IA au travail : les salariés avancent, les entreprises piétinent

Ils s’en servent tous les jours ou pas du tout. Ils veulent apprendre, mais on ne leur enseigne rien. Ils s’adaptent, souvent seuls. Dans le monde du travail, l’intelligence artificielle progresse. L’accompagnement, lui, reste à la traîne.

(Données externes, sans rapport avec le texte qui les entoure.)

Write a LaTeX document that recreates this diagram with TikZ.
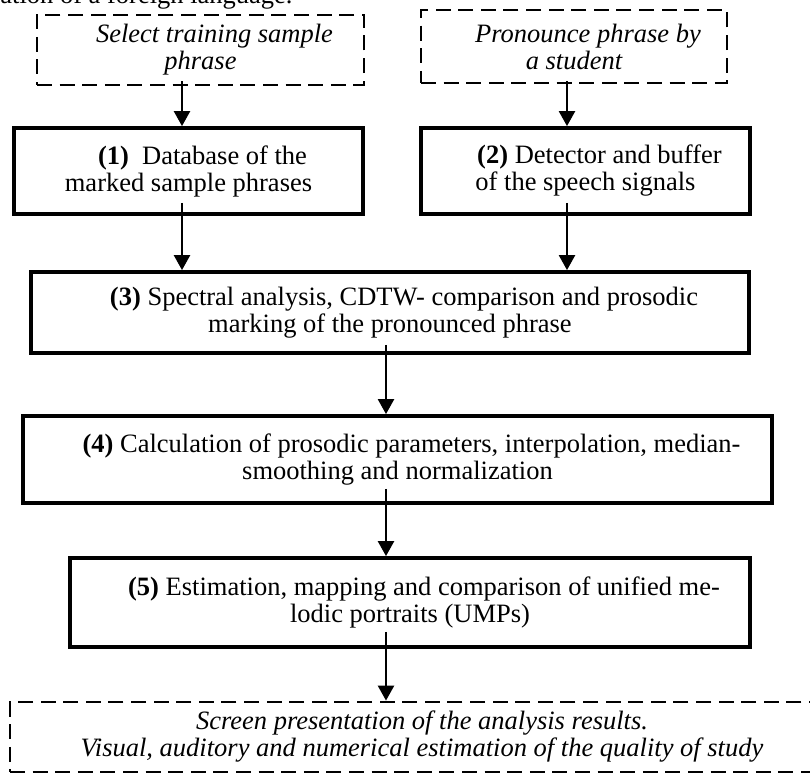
\documentclass[tikz,border=0pt]{standalone}
\usepackage{fontspec}
\setmainfont{Liberation Serif}
\usepackage{tikz}
\usetikzlibrary{arrows.meta,positioning}

\newcommand{\firstind}{\hspace*{14pt}}

\begin{document}
\begin{tikzpicture}[
    x=0.5pt, y=-0.5pt,
    font=\fontsize{13.25}{13.5}\selectfont,
    block/.style={rectangle, draw, line width=1.9pt, inner sep=0pt, align=center},
    userbox/.style={rectangle, draw, line width=1.4pt, dash pattern=on 7.5pt off 3.8pt, inner sep=0pt, align=center, font=\fontsize{13.25}{13.5}\selectfont\itshape},
    arrow/.style={-{Triangle[width=8pt,length=7.5pt]}, line width=1.2pt}
]
\fill[white] (0,0) rectangle (810,773);
\clip (0,0) rectangle (810,773);

% caption line cut off above
\node[anchor=base west, inner sep=0pt] (cap) at (0,3) {ation of a foreign language.};

% user actions
\node[userbox, minimum width=163.5pt, minimum height=35pt] (sel) at (200.5,50) {\firstind Select training sample\\phrase};
\node[userbox, minimum width=153pt, minimum height=36.5pt] (pron) at (574,46.5) {\firstind Pronounce phrase by\\a student};

% processing blocks
\node[block, minimum width=174.5pt, minimum height=43pt] (db) at (188.5,171) {\firstind\textbf{(1)}\ \ Database of the\\marked sample phrases};
\node[block, minimum width=164.5pt, minimum height=43pt] (det) at (585.5,171) {\firstind\textbf{(2)} Detector and buffer\\of the speech signals};
\node[block, minimum width=359pt, minimum height=40.5pt] (spec) at (390,312.5) {\firstind\textbf{(3)} Spectral analysis, CDTW- comparison and prosodic\\marking of the pronounced phrase};
\node[block, minimum width=374.5pt, minimum height=43.5pt] (calc) at (397.5,459.5) {\firstind\textbf{(4)} Calculation of prosodic parameters, interpolation, median-\\smoothing and normalization};
\node[block, minimum width=340pt, minimum height=44.5pt] (est) at (410,602.5) {\firstind\textbf{(5)} Estimation, mapping and comparison of unified me-\\lodic portraits (UMPs)};

% result screen
\node[userbox, minimum width=412pt, minimum height=35pt] (scr) at (422,737) {Screen presentation of the analysis results.\\Visual, auditory and numerical estimation of the quality of study};

% arrow columns
\coordinate (colL) at (182,0);
\coordinate (colR) at (567,0);
\coordinate (colM) at (386,0);

% Arrows
\draw[arrow] ([yshift=2.5pt]sel.south -| colL) -- (db.north -| colL);
\draw[arrow] ([yshift=1.5pt]pron.south -| colR) -- (det.north -| colR);
\draw[arrow] ([yshift=6.5pt]db.south -| colL) -- (spec.north -| colL);
\draw[arrow] ([yshift=6.5pt]det.south -| colR) -- (spec.north -| colR);
\draw[arrow] ([yshift=5pt]spec.south -| colM) -- (calc.north -| colM);
\draw[arrow] ([yshift=8pt]calc.south -| colM) -- (est.north -| colM);
\draw[arrow] ([yshift=8.5pt]est.south -| colM) -- (scr.north -| colM);

\end{tikzpicture}
\end{document}
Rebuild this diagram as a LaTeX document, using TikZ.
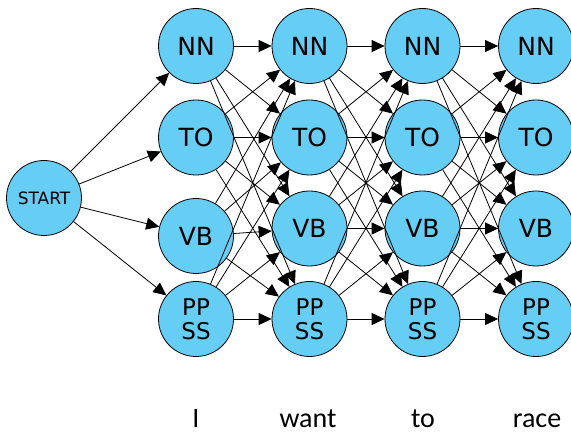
\documentclass[tikz,border=0pt]{standalone}
\usepackage{fontspec}
\setmainfont{DejaVu Sans}
\newfontfamily\wordfont{Carlito}
\usetikzlibrary{arrows.meta}
\definecolor{tagblue}{RGB}{102,205,245}

\begin{document}
\begin{tikzpicture}[x=1pt, y=-1pt,
		tag/.style={circle, draw=black, line width=0.8pt, fill=tagblue, minimum size=75pt, inner sep=0pt, font=\fontsize{25}{25}\selectfont},
		pair/.style={tag, align=center, font=\fontsize{23}{24}\selectfont},
		word/.style={anchor=base, inner sep=0pt, font=\wordfont\fontsize{28}{28}\selectfont},
		every edge/.style={draw, line width=0.8pt, -{Triangle[length=13pt,width=12pt]}}]
		%%%%% START %%%%%
		
		\clip (0, 0) rectangle (571, 435);
		
		\node[tag, font=\fontsize{17}{17}\selectfont] (start) at (44, 198) {START};
		
		\node[tag] (nn1) at (196, 46) {NN};
		\node[tag] (to1) at (196, 137.5) {TO};
		\node[tag] (vb1) at (196, 236) {VB};
		\node[pair] (pp1) at (196, 319) {PP\\SS};
		
		\node[tag] (nn2) at (309.5, 46) {NN};
		\node[tag] (to2) at (309.5, 137.5) {TO};
		\node[tag] (vb2) at (309.5, 228.5) {VB};
		\node[pair] (pp2) at (309.5, 319) {PP\\SS};
		
		\node[tag] (nn3) at (422.5, 46) {NN};
		\node[tag] (to3) at (422.5, 137.5) {TO};
		\node[tag] (vb3) at (422.5, 228.5) {VB};
		\node[pair] (pp3) at (422.5, 319) {PP\\SS};
		
		\node[tag] (nn4) at (536, 46) {NN};
		\node[tag] (to4) at (536, 137.5) {TO};
		\node[tag] (vb4) at (536, 228.5) {VB};
		\node[pair] (pp4) at (536, 319) {PP\\SS};
		
		\draw (start) edge (nn1) edge (to1) edge (vb1) edge (pp1);
		
		\draw (nn1) edge (nn2) edge (to2) edge (vb2) edge (pp2);
		\draw (to1) edge (nn2) edge (to2) edge (vb2) edge (pp2);
		\draw (vb1) edge (nn2) edge (to2) edge (vb2) edge (pp2);
		\draw (pp1) edge (nn2) edge (to2) edge (vb2) edge (pp2);
		
		\draw (nn2) edge (nn3) edge (to3) edge (vb3) edge (pp3);
		\draw (to2) edge (nn3) edge (to3) edge (vb3) edge (pp3);
		\draw (vb2) edge (nn3) edge (to3) edge (vb3) edge (pp3);
		\draw (pp2) edge (nn3) edge (to3) edge (vb3) edge (pp3);
		
		\draw (nn3) edge (nn4) edge (to4) edge (vb4) edge (pp4);
		\draw (to3) edge (nn4) edge (to4) edge (vb4) edge (pp4);
		\draw (vb3) edge (nn4) edge (to4) edge (vb4) edge (pp4);
		\draw (pp3) edge (nn4) edge (to4) edge (vb4) edge (pp4);
		
		\node[word] (w1) at (196, 428) {I};
		\node[word] (w2) at (308, 428) {want};
		\node[word] (w3) at (423, 428) {to};
		\node[word] (w4) at (537, 428) {race};
		
		%%%%% END %%%%%
\end{tikzpicture}
\end{document}
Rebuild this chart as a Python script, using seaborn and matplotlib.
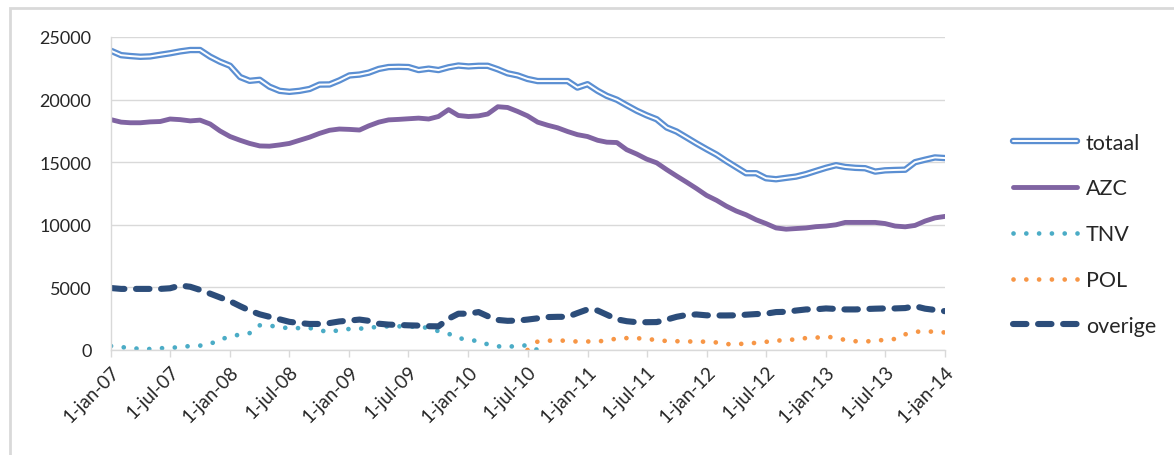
import numpy as np
import pandas as pd
import seaborn as sns
import matplotlib.pyplot as plt
import matplotlib.patheffects as pe
from matplotlib.patches import Rectangle

# %% data (monthly, 1 jan 2007 - 1 jan 2014)
months = pd.date_range("2007-01-01", "2014-01-01", freq="MS")

totaal = [23900, 23550, 23480, 23420, 23450, 23580, 23700, 23850, 23960, 23960,
          23430, 23030, 22700, 21800, 21500, 21580, 21030, 20700, 20620, 20700,
          20850, 21200, 21210, 21530, 21930, 22000, 22150, 22450, 22600, 22620,
          22600, 22360, 22470, 22360, 22580, 22720, 22650, 22700, 22700, 22420,
          22100, 21930, 21650, 21480, 21480, 21480, 21480, 20960, 21230, 20700,
          20300, 19990, 19550, 19110, 18750, 18430, 17770, 17450, 16970, 16500,
          16040, 15600, 15100, 14600, 14120, 14120, 13720, 13640, 13750, 13850,
          14050, 14300, 14550, 14760, 14620, 14550, 14520, 14250, 14350, 14380,
          14400, 15000, 15200, 15380, 15330]

azc = [18400, 18200, 18150, 18150, 18220, 18250, 18450, 18400, 18300, 18360,
       18050, 17500, 17050, 16750, 16500, 16300, 16280, 16380, 16500, 16750,
       17000, 17300, 17550, 17650, 17620, 17570, 17900, 18200, 18380, 18420,
       18470, 18520, 18450, 18650, 19200, 18730, 18650, 18700, 18850, 19430,
       19370, 19050, 18700, 18200, 17950, 17750, 17450, 17200, 17050, 16750,
       16600, 16570, 16000, 15650, 15250, 14950, 14400, 13900, 13400, 12900,
       12350, 11950, 11500, 11100, 10800, 10400, 10100, 9750, 9650, 9700,
       9750, 9850, 9900, 10000, 10190, 10190, 10190, 10190, 10100, 9900,
       9840, 9950, 10300, 10550, 10670]

# TNV: jan 2007 - aug 2010
tnv = [320, 230, 170, 80, 80, 140, 170, 230, 320, 350,
       480, 850, 1050, 1250, 1350, 1970, 1950, 1820, 1740, 1750,
       1760, 1580, 1420, 1600, 1680, 1700, 1780, 1850, 1890, 1890,
       1880, 1840, 1770, 1500, 1300, 950, 820, 700, 450, 300,
       220, 380, 350, 0]

# POL: jul 2010 - jan 2014
pol = [0, 680, 730, 800, 700, 680, 680, 690, 750, 920,
       950, 940, 900, 780, 720, 700, 690, 660, 670, 600,
       470, 460, 520, 570, 650, 760, 760, 870, 950, 980,
       1080, 960, 800, 700, 680, 730, 820, 880, 1250, 1450,
       1500, 1450, 1400]

overige = [4950, 4880, 4880, 4880, 4880, 4880, 4930, 5150, 5050, 4800,
           4500, 4200, 3900, 3500, 3150, 2850, 2650, 2450, 2250, 2150,
           2080, 2080, 2150, 2280, 2350, 2430, 2330, 2100, 2030, 2000,
           1970, 1950, 1900, 1890, 2500, 2900, 2900, 3030, 2700, 2400,
           2330, 2350, 2430, 2530, 2630, 2650, 2650, 2950, 3240, 3150,
           2820, 2450, 2300, 2220, 2220, 2230, 2430, 2650, 2800, 2840,
           2770, 2760, 2760, 2770, 2820, 2870, 2900, 3030, 3050, 3150,
           3240, 3250, 3320, 3280, 3240, 3240, 3270, 3300, 3320, 3320,
           3350, 3500, 3300, 3200, 3100]

tick_dates = pd.date_range("2007-01-01", "2014-01-01", freq="6MS")
tick_labels = [f"1-{'jan' if d.month == 1 else 'jul'}-{d.strftime('%y')}" for d in tick_dates]


def main():
    sns.set_theme(style="white")
    plt.rcParams["font.family"] = ["Lato", "DejaVu Sans"]

    fig = plt.figure(figsize=(11.74, 4.56), dpi=100)
    ax = fig.add_axes([111 / 1174, 1 - 351 / 456, (945 - 111) / 1174, (351 - 38) / 456])

    # chart frame (cut off at right / bottom like the screenshot)
    fig.patches.append(Rectangle((10 / 1174, -0.1), 1.2, 1.08, transform=fig.transFigure,
                                 fill=False, edgecolor="#d9d9d9", linewidth=2))

    sns.lineplot(x=months, y=totaal, ax=ax, color="white", lw=1.4, label="totaal",
                 path_effects=[pe.Stroke(linewidth=4.6, foreground="#5b8fd2"), pe.Normal()])
    sns.lineplot(x=months, y=azc, ax=ax, color="#8064a2", lw=3.5, label="AZC",
                 solid_capstyle="round")
    sns.lineplot(x=months[:len(tnv)], y=tnv, ax=ax, color="#4bacc6", lw=3.4, label="TNV",
                 linestyle=(0, (0.01, 2.7)), dash_capstyle="round")
    sns.lineplot(x=months[42:], y=pol, ax=ax, color="#f79646", lw=3.4, label="POL",
                 linestyle=(0, (0.01, 2.7)), dash_capstyle="round")
    sns.lineplot(x=months, y=overige, ax=ax, color="#2c4d7a", lw=4.4, label="overige",
                 linestyle=(0, (2.2, 1.9)), dash_capstyle="round")

    ax.set_xlim(months[0], months[-1])
    ax.set_ylim(0, 25000)
    ax.set_yticks(range(0, 25001, 5000))
    ax.set_xticks(tick_dates)
    ax.set_xticklabels(tick_labels, rotation=45, ha="right", rotation_mode="anchor")
    ax.set_xlabel("")
    ax.set_ylabel("")

    ax.grid(axis="y", color="#d9d9d9", lw=1)
    for s in ["top", "right"]:
        ax.spines[s].set_visible(False)
    for s in ["left", "bottom"]:
        ax.spines[s].set_color("#d9d9d9")
        ax.spines[s].set_linewidth(1)
    ax.tick_params(axis="x", direction="out", length=5, width=1, color="#d9d9d9",
                   labelsize=13.5, labelcolor="#262626", pad=4, bottom=True)
    ax.tick_params(axis="y", length=0, labelsize=13, labelcolor="#262626", pad=14)

    ax.legend(loc="center left", bbox_to_anchor=(0.846, 0.484), bbox_transform=fig.transFigure,
              frameon=False, fontsize=15.5, handlelength=3.0, handletextpad=0.4,
              labelspacing=1.2, labelcolor="#262626")

    fig.savefig("out.png", dpi=100)


if __name__ == "__main__":
    main()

Ils ne boudent pas l’intelligence artificielle. Ils s’en servent, l’observent, parfois même l’embrassent avec enthousiasme. Mais dans 6 cas sur 10, les actifs français se débrouillent seuls. Pas de formation, pas de consigne claire, pas de stratégie. Juste l’outil, brut. C’est l’un des constats les plus frappants de l’enquête menée par IPSOS pour l’école Jedha, du 28 mai au 2 juin 2025, auprès de 1000 actifs français.

Loin d’un rejet de principe, l’étude montre une adoption progressive mais inégale. Une minorité avance vite : 11 % d’utilisateurs réguliers, 30 % de ponctuels, et dans cette tranche, 94 % affirment que l’IA booste leur efficacité. Ce sont surtout des jeunes, des cadres, et ceux qui travaillent sur ordinateur.

Mais à l’autre bout du spectre, 28 % déclarent se sentir dépassés. Ce sont les employés, les seniors, les discrets. Ceux pour qui le jargon IA reste un bruit de fond.

Formation : grande absente du tableau

La majorité veut comprendre. 70 % des actifs expriment le besoin de mieux cerner l’IA, et 60 % souhaitent se former. Pourtant, 76 % n’ont jamais reçu la moindre formation. En entreprise, chacun bricole : 30 % utilisent librement l’outil de leur choix, et 28 % vont jusqu’à employer des outils IA personnels sans prévenir leur direction.

Ce que pointe Antoine Krajnc, CEO de Jedha, c’est l’angle mort organisationnel : « Les entreprises intègrent l’IA à leurs outils, mais laissent leurs collaborateurs se débrouiller seuls. » Traduction : pas de vision, pas de pédagogie. Juste des employés qui s’auto-équipent comme ils peuvent. Et tant pis pour la sécurité informatique.

Apprendre, oui. Mais pas n’importe comment.

La demande est claire : des formats courts, flexibles, intégrés au temps de travail. 43 % des répondants réclament une formation en ligne, à leur rythme. En moyenne, ils y consacreraient 3h20 par mois. Suspendre leur emploi pour se former ? Peu y sont prêts (27 %), sauf chez les 18-34 ans (34 %).

Pas de révolution, donc. Plutôt une attente raisonnable, réaliste : que la montée en compétence soit considérée comme une condition de travail, pas une option à bricoler sur son temps libre.

Derrière l’IA, une culture managériale à revoir

Ce que révèle l’étude, ce n’est pas un fossé technologique, mais un déficit d’attention. L’IA est là, mais l’acculturation manque. On implémente des outils sans préparer les usages. On laisse filer les initiatives sans cohérence globale. Résultat : le Shadow IT s’installe, les équipes avancent à l’aveugle, et la défiance gronde.

81 % des actifs croient qu’on peut apprendre à mieux utiliser l’IA. Mais ils attendent un signal. Pour l’instant, ils bricolent.